Problem to work on => Print exactly those lines that run from the beginning of the data to the line bearing "var yTitle = 'Polarization change / %';", inclusive.

____

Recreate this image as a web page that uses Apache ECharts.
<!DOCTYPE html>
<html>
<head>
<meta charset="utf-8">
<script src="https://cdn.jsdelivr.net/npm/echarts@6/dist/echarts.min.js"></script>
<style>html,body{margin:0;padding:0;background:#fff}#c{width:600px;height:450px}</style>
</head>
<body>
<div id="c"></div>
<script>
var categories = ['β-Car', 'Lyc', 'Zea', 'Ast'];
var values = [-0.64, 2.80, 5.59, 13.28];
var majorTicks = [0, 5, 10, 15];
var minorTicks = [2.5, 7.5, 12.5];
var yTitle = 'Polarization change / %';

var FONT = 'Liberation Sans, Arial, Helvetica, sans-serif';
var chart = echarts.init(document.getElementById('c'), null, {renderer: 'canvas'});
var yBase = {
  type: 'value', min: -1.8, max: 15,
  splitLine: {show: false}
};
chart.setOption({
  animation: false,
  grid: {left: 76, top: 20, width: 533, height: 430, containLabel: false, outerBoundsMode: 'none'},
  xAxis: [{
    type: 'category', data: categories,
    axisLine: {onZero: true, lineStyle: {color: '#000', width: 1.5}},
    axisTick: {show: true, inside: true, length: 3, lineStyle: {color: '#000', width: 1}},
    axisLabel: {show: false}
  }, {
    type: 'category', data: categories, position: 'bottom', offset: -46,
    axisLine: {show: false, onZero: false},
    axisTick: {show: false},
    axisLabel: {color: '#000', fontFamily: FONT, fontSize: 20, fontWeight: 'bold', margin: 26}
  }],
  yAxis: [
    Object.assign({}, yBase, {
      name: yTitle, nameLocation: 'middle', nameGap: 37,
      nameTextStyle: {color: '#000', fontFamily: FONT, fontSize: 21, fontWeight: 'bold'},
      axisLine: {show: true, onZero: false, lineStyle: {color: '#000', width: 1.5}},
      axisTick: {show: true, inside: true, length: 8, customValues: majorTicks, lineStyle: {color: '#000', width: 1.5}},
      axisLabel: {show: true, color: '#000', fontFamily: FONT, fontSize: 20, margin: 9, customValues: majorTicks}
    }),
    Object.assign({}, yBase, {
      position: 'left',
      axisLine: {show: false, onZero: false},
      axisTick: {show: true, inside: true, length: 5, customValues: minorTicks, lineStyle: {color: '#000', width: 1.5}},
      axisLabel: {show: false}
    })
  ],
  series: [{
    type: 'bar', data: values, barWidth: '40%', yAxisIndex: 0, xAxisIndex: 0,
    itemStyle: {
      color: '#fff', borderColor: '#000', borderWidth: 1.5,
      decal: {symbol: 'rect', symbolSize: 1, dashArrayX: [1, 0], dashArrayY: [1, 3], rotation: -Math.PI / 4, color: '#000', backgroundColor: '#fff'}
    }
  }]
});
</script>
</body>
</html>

____

Output =>
Recreate this image as a web page that uses Apache ECharts.
<!DOCTYPE html>
<html>
<head>
<meta charset="utf-8">
<script src="https://cdn.jsdelivr.net/npm/echarts@6/dist/echarts.min.js"></script>
<style>html,body{margin:0;padding:0;background:#fff}#c{width:600px;height:450px}</style>
</head>
<body>
<div id="c"></div>
<script>
var categories = ['β-Car', 'Lyc', 'Zea', 'Ast'];
var values = [-0.64, 2.80, 5.59, 13.28];
var majorTicks = [0, 5, 10, 15];
var minorTicks = [2.5, 7.5, 12.5];
var yTitle = 'Polarization change / %';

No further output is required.